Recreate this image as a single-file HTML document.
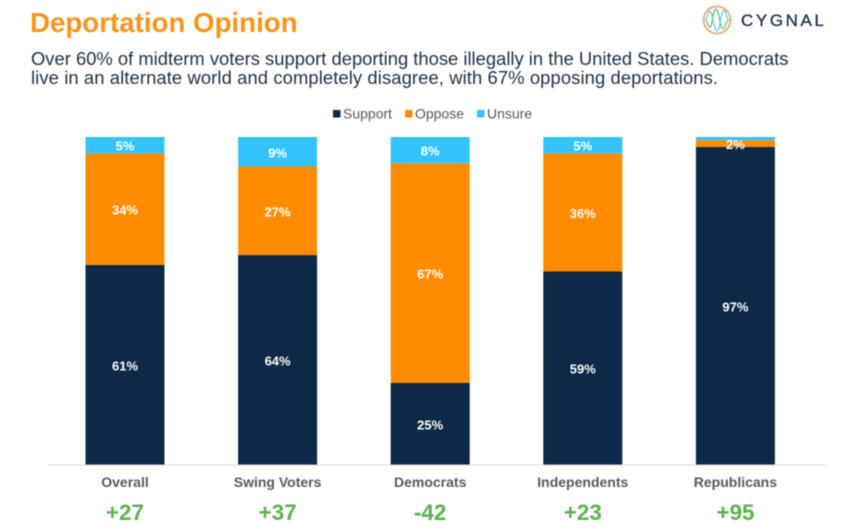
<!DOCTYPE html>
<html><head><meta charset="utf-8">
<style>
html,body{margin:0;padding:0;background:#fff;width:864px;height:531px;overflow:hidden}
svg{display:block;filter:blur(0.4px);font-family:"Liberation Sans",Arial,sans-serif}
</style></head>
<body>
<svg id="chart" width="864" height="531" viewBox="0 0 864 531">
  <text x="30" y="32" font-size="27.7" font-weight="700" fill="#F7941D">Deportation Opinion</text>
  <g>
    <circle cx="717" cy="20" r="13.5" fill="none" stroke="#E5A868" stroke-width="1.7"/>
    <path d="M705 20 C707 20 708 27 710 27 C712 27 713 9 716 9 C719 9 720 29 723 29 C725 29 726 20 729 20" fill="none" stroke="#6DBE6A" stroke-width="1.3"/>
    <path d="M705 20 C707 20 708 11 710 11 C712 11 714 31 717 31 C720 31 721 10 724 10 C726 10 727 20 729 20" fill="none" stroke="#6CCBD8" stroke-width="1.3"/>
    <text x="741" y="26" font-size="17" font-weight="400" letter-spacing="2.6" fill="#1E3348" stroke="#1E3348" stroke-width="0.35">CYGNAL</text>
  </g>
  <text x="31" y="65" font-size="18.4" fill="#1B3148">Over 60% of midterm voters support deporting those illegally in the United States. Democrats</text>
  <text x="31" y="84" font-size="18.4" letter-spacing="0.1" fill="#1B3148">live in an alternate world and completely disagree, with 67% opposing deportations.</text>
  <g id="legend"></g>
  <g id="bars"></g>
  <line x1="48" y1="465" x2="826" y2="465" stroke="#D9D9D9" stroke-width="1"/>
  <g id="xlabels"></g>
</svg>
<script>
var categories = ["Overall", "Swing Voters", "Democrats", "Independents", "Republicans"];
var support = [61, 64, 25, 59, 97];
var oppose = [34, 27, 67, 36, 2];
var unsure = [5, 9, 8, 5, 1];
var netScores = ["+27", "+37", "-42", "+23", "+95"];
var seriesNames = ["Support", "Oppose", "Unsure"];

var NS = "http://www.w3.org/2000/svg";
var plotTop = 137, plotBottom = 465, firstCenter = 125, bandStep = 152.6, barWidth = 79;
var colors = ["#0D2947", "#FF8C00", "#33C4FF"];
var seriesValues = [support, oppose, unsure];

function yScale(v) { return plotBottom - (v / 100) * (plotBottom - plotTop); }
function xCenter(i) { return firstCenter + i * bandStep; }
function make(tag, attrs, parent, text) {
  var el = document.createElementNS(NS, tag);
  for (var k in attrs) el.setAttribute(k, attrs[k]);
  if (text !== undefined) el.textContent = text;
  parent.appendChild(el);
  return el;
}

var barsG = document.getElementById("bars");
var labelsG = document.getElementById("xlabels");
var legendG = document.getElementById("legend");

categories.forEach(function (cat, i) {
  var slug = cat.toLowerCase().replace(/\s+/g, "-");
  var base = 0;
  seriesValues.forEach(function (vals, s) {
    var v = vals[i];
    var y0 = yScale(base), y1 = yScale(base + v);
    var rect = make("rect", {x: xCenter(i) - barWidth / 2, y: y1, width: barWidth, height: y0 - y1, fill: colors[s]}, barsG);
    
    
    base += v;
  });
  base = 0;
  seriesValues.forEach(function (vals, s) {
    var v = vals[i];
    var y0 = yScale(base), y1 = yScale(base + v);
    base += v;
    if (v < 2) return;
    var offset = v > 10 ? 1.5 : 1.5;
    var label = make("text", {x: xCenter(i), y: (y0 + y1) / 2 + offset + 4, "font-size": 13, "font-weight": 700, fill: "#fff", "text-anchor": "middle"}, barsG, v + "%");
    
    
  });
  var catText = make("text", {x: xCenter(i), y: 487, "font-size": 14, "font-weight": 700, fill: "#595959", "text-anchor": "middle"}, labelsG, cat);
  
  
  var net = make("text", {x: xCenter(i), y: 520, "font-size": 22.5, "font-weight": 700, fill: "#5DB14E", "text-anchor": "middle"}, labelsG, netScores[i]);
  
  
});

var legendX = [333, 405, 477];
seriesNames.forEach(function (name, s) {
  var swatch = make("rect", {x: legendX[s], y: 110, width: 7.5, height: 7.5, fill: colors[s]}, legendG);
  
  
  var txt = make("text", {x: legendX[s] + 10, y: 118.5, "font-size": 14, fill: "#595959"}, legendG, name);
  
  
});
</script>
</body></html>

*WRITTEN EXERCISE*: Select every line where the word "document" occurs.

*SOLUTION TO THIS EXERCISE*:
Recreate this image as a single-file HTML document.
  var el = document.createElementNS(NS, tag);
var barsG = document.getElementById("bars");
var labelsG = document.getElementById("xlabels");
var legendG = document.getElementById("legend");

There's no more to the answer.